In the history of modern trading, John W. Henry is considered one of the pioneers who helped popularize systematic trading and trend following on a large scale. Before becoming widely known as the owner of Fenway Sports Group, he built his reputation in financial markets through a data-driven and disciplined trading approach.
What makes John W. Henry’s philosophy unique is this: do not try to predict the market — simply react to what the data is showing.
1. Use Data Instead of Emotions
John W. Henry believed that most traders fail not because they lack knowledge, but because they allow emotions to control their decisions.
Instead of asking:
- “Do I think the price will rise?”
- “Is this news positive?”
- “What does my intuition say?”
He asked:
- What is the price doing?
- What is the current trend?
- Has the system generated a signal?
With this approach:
- Decisions become standardized.
- Personal bias is minimized.
- Emotional trading is reduced.
- Strategies can be validated through historical data.
This mindset later became the foundation of many modern System Trading and Quant Investing approaches.
2. Follow Trends Mechanically
One of John W. Henry’s core beliefs:
You do not need to know why the market is rising or falling — you only need to move in the same direction.

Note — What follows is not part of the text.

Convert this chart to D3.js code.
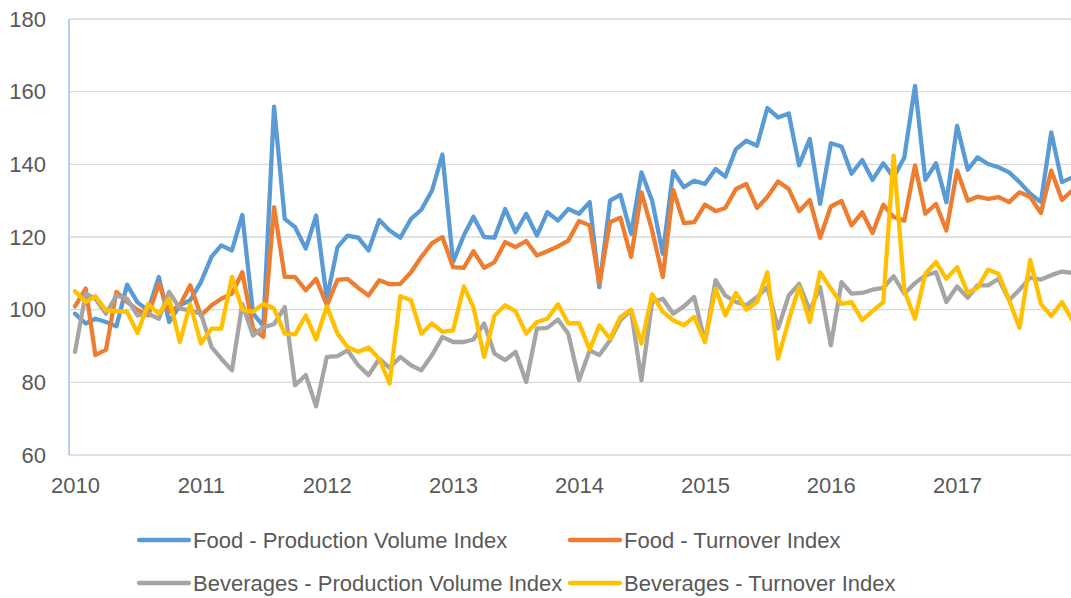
<!DOCTYPE html>
<html>
<head>
<meta charset="utf-8">
<script src="https://cdn.jsdelivr.net/npm/d3@7"></script>
<style>
  html, body { margin: 0; padding: 0; background: #fff; }
  svg text { font-family: "Liberation Sans", Arial, sans-serif; fill: #595959; }
</style>
</head>
<body>
<div id="chart-root"></div>
<script>
// monthly index values, Jan 2010 .. Dec 2017
const food_pvi = [
  98.9, 96.2, 97.5, 96.6, 95.4, 106.9, 102, 99.8, 109, 96.6, 101.2, 102.6,
  107.6, 114.6, 117.7, 116.3, 126.1, 99, 95.5, 155.9, 125, 122.7, 116.8, 125.9,
  103, 117.2, 120.4, 119.8, 116.3, 124.7, 121.8, 119.8, 125, 127.5, 132.8, 142.7,
  113.1, 120.4, 125.6, 120, 119.8, 127.7, 121.3, 126.4, 120.4, 126.8, 124.5, 127.7,
  126.4, 129.6, 106.2, 130, 131.6, 120.9, 137.8, 130, 115.4, 138.1, 133.7, 135.5,
  134.6, 138.7, 136.6, 144.2, 146.5, 145.1, 155.5, 152.9, 154, 139.7, 147, 129.1,
  145.8, 144.9, 137.4, 141.2, 135.7, 140.3, 136.4, 141.9, 161.6, 135.7, 140.3, 129.6,
  150.6, 138.5, 141.9, 140.1, 139.2, 137.8, 135.1, 131.9, 129.6, 148.8, 135.1, 136.4
];
const food_turnover = [
  100.9, 105.8, 87.5, 89, 104.9, 102.1, 100, 98.4, 107.1, 99.4, 101.2, 106.7,
  98.4, 101.2, 103, 104.4, 110.3, 94.8, 92.5, 128.2, 109, 109, 105.3, 108.5,
  101.2, 108.2, 108.5, 106, 103.9, 108.1, 107, 107.1, 110.3, 114.5, 118.3, 120,
  111.7, 111.5, 116.1, 111.5, 113.1, 118.6, 117.2, 118.9, 114.9, 116.1, 117.4, 119,
  124.4, 123.2, 107.1, 124.1, 125.3, 114.5, 132.3, 121.8, 109, 133, 123.8, 124.1,
  128.9, 127.1, 128, 133.2, 134.6, 128, 131, 135.3, 133.2, 127.1, 130.2, 119.8,
  128.4, 129.9, 123.2, 126.8, 121.1, 128.9, 125.5, 124.5, 139.7, 126.4, 129.1, 121.8,
  138.3, 130, 131.1, 130.5, 131, 129.6, 132.3, 131, 126.6, 138.3, 130.2, 132.8
];
const bev_pvi = [
  88.4, 104.4, 103, 98.9, 103.9, 103, 98.4, 98.9, 97.5, 104.9, 100.3, 99.8,
  98.9, 89.7, 86.5, 83.3, 101.6, 92.9, 95.2, 96, 100.7, 79.2, 82, 73.4,
  87, 87.2, 88.8, 84.7, 82, 86.5, 84, 87, 84.7, 83.3, 87.5, 92.5,
  91.1, 91.1, 91.8, 96.2, 87.9, 86.1, 88.4, 80.1, 94.8, 95, 97.3, 93.4,
  80.6, 88.8, 87.5, 91.6, 97.1, 99.8, 80.6, 102.1, 103, 98.9, 100.9, 103.5,
  91.1, 108.1, 103.9, 102.1, 101.2, 103.5, 106.2, 94.8, 103.9, 107.1, 99.8, 106.2,
  90.2, 107.6, 104.4, 104.6, 105.5, 106, 109.2, 104.4, 107.3, 109.4, 110.3, 102.1,
  106.4, 103.3, 106.7, 106.7, 108.5, 102.6, 105.5, 108.8, 108.3, 109.5, 110.5, 110.1
];
const bev_turnover = [
  105.1, 102.1, 103.7, 99.8, 99.6, 99.4, 93.6, 101.5, 98.9, 103, 91.1, 101.5,
  90.7, 94.8, 94.8, 109, 100, 99.4, 101.6, 100.3, 93.4, 93.2, 98.4, 91.8,
  100.9, 93.4, 89.7, 88.4, 89.6, 86.5, 79.7, 103.7, 102.6, 93.4, 96.2, 93.9,
  94.3, 106.4, 100.7, 87, 98.4, 101.2, 99.6, 93.4, 96.6, 97.5, 101.5, 96.2,
  96.3, 89, 95.7, 92, 98, 100, 90.7, 104.2, 99.4, 97.1, 95.7, 98,
  91.1, 105.8, 98.4, 104.6, 100, 102.1, 110.3, 86.5, 97.1, 106.2, 96.6, 110.3,
  105.8, 101.6, 102.1, 97.1, 99.6, 102.1, 142.4, 105.3, 97.5, 109.9, 113.1, 108.5,
  111.7, 104.6, 106, 111, 109.9, 102.6, 95, 113.7, 101.6, 98.2, 102.1, 97.1
];
const y_ticks = [60, 80, 100, 120, 140, 160, 180];
const series_names = [
  'Food - Production Volume Index',
  'Food - Turnover Index',
  'Beverages - Production Volume Index',
  'Beverages - Turnover Index'
];
const series_colors = ['#5b9bd5', '#ed7d31', '#a5a5a5', '#ffc000'];

const months = d3.timeMonth.range(new Date(2010, 0, 1), new Date(2018, 0, 1));
const all_series = [food_pvi, food_turnover, bev_pvi, bev_turnover].map((vals, k) => ({
  name: series_names[k],
  color: series_colors[k],
  values: vals.map((v, i) => ({date: months[i], value: v}))
}));

var width = 1071, height = 598;
var plot = {left: 69, right: 1071, top: 19, bottom: 455};

var svg = d3.select('#chart-root').append('svg')
    .attr('width', width)
    .attr('height', height);

var x_scale = d3.scaleTime()
    .domain([new Date(2010, 0, 1), new Date(2018, 0, 1)])
    .range([75, 1083]);
var y_scale = d3.scaleLinear()
    .domain([60, 180])
    .range([plot.bottom, plot.top]);

// horizontal gridlines
svg.append('g').selectAll('line')
    .data(y_ticks)
    .join('line')
    .attr('x1', plot.left).attr('x2', plot.right)
    .attr('y1', d => y_scale(d)).attr('y2', d => y_scale(d))
    .attr('stroke', '#d9d9d9')
    .attr('stroke-width', 1.3);

// vertical axis line
svg.append('line')
    .attr('x1', plot.left).attr('x2', plot.left)
    .attr('y1', plot.top).attr('y2', plot.bottom)
    .attr('stroke', '#9dc3e6')
    .attr('stroke-width', 1.5);

var y_axis = svg.append('g')
    .attr('transform', 'translate(' + plot.left + ',0)')
    .call(d3.axisLeft(y_scale).tickValues(y_ticks).tickSize(0).tickPadding(23));
y_axis.select('.domain').remove();

var x_axis = svg.append('g')
    .attr('transform', 'translate(0,' + plot.bottom + ')')
    .call(d3.axisBottom(x_scale)
        .ticks(d3.timeYear.every(1))
        .tickFormat(d3.timeFormat('%Y'))
        .tickSize(0).tickPadding(22));
x_axis.select('.domain').remove();
x_axis.selectAll('.tick').filter(d => d.getFullYear() > 2017).remove();

svg.selectAll('.tick text')
    .attr('font-family', '"Liberation Sans", Arial, sans-serif')
    .attr('font-size', 22)
    .attr('fill', '#595959');

var line = d3.line()
    .x(d => x_scale(d.date))
    .y(d => y_scale(d.value));

svg.append('g')
    .selectAll('path')
    .data(all_series)
    .join('path')
    .attr('d', d => line(d.values))
    .attr('fill', 'none')
    .attr('stroke', d => d.color)
    .attr('stroke-width', 4.3)
    .attr('stroke-linejoin', 'round')
    .attr('stroke-linecap', 'round');

// legend, two rows by two columns
var legend_cols = [137, 568];
var legend_rows = [540, 583];
var legend = svg.append('g')
    .selectAll('g')
    .data(all_series)
    .join('g')
    .attr('transform', (d, i) =>
        'translate(' + legend_cols[i % 2] + ',' + legend_rows[Math.floor(i / 2)] + ')');

legend.append('line')
    .attr('x1', 2).attr('x2', 52)
    .attr('y1', 0).attr('y2', 0)
    .attr('stroke', d => d.color)
    .attr('stroke-width', 4.3)
    .attr('stroke-linecap', 'round');

legend.append('text')
    .attr('x', 56)
    .attr('y', 0)
    .attr('dy', '0.35em')
    .attr('font-size', 22)
    .text(d => d.name);
</script>
</body>
</html>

He did not try to pick tops or bottoms.
Instead:
- Trend appears → enter.
- Trend continues → hold.
- Trend ends → exit.
This principle sounds simple but is extremely difficult to execute because people often:
- Take profits too early.
- Hold losing positions too long.
- Believe they “understand the market.”
With systematic trading, everything becomes a process:
Signal → Entry → Risk Management → Exit
3. Accept Many Small Losses to Capture One Big Trend
This is the mindset that created the difference.
John W. Henry did not aim to win every trade.
Instead:
- Accept a low win rate.
- Keep losses small and controlled.
- Wait for a few exceptional trades to generate outsized returns.

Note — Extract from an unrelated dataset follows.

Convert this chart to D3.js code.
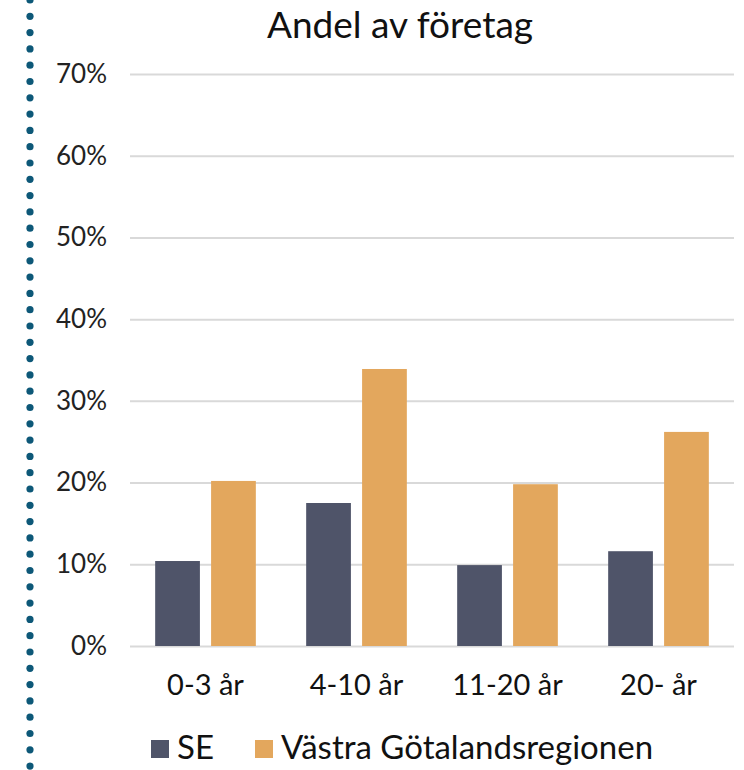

A typical profit distribution looks like:
- 6–8 small losing trades.
- 1–2 major winning trades.
- Overall portfolio growth.
This philosophy reflects the belief:
Cutting losses is the cost of doing business. Major trends create wealth.
4. Applying John W. Henry’s Philosophy Today
Quant Trading
Modern quantitative funds rely on:
- Historical data
- Backtesting
- Probability optimization
- Automated algorithms
The goal is not to predict every trade correctly, but to build a long-term statistical edge.
CTA
Today’s CTA funds directly inherit this philosophy through:
- Multi-asset trend following
- Systematic decision-making
- Drawdown control
- Rule-based execution
CTA funds commonly trade:
- Commodities
- Indices
- Currencies
- Bonds
Crypto System Trading
The crypto market makes this philosophy even more relevant because of:
- High volatility
- Strong trends
- 24/7 market activity
Popular applications include:
- Trend Following Bots
- Moving Average Systems
- Breakout Strategies
- Momentum Portfolios
- Automated Position Sizing
The key idea is: do not optimize to win every trade — optimize to survive long enough to capture the next major trend.
Summary of John W. Henry’s Trading Philosophy
- Data matters more than emotions
- Follow trends instead of predicting
- Systems matter more than intuition
- Many small losses are normal
- One major trend can outweigh dozens of small mistakes
This philosophy has strongly influenced the worlds of Quant Trading, CTA, and modern Crypto trading systems.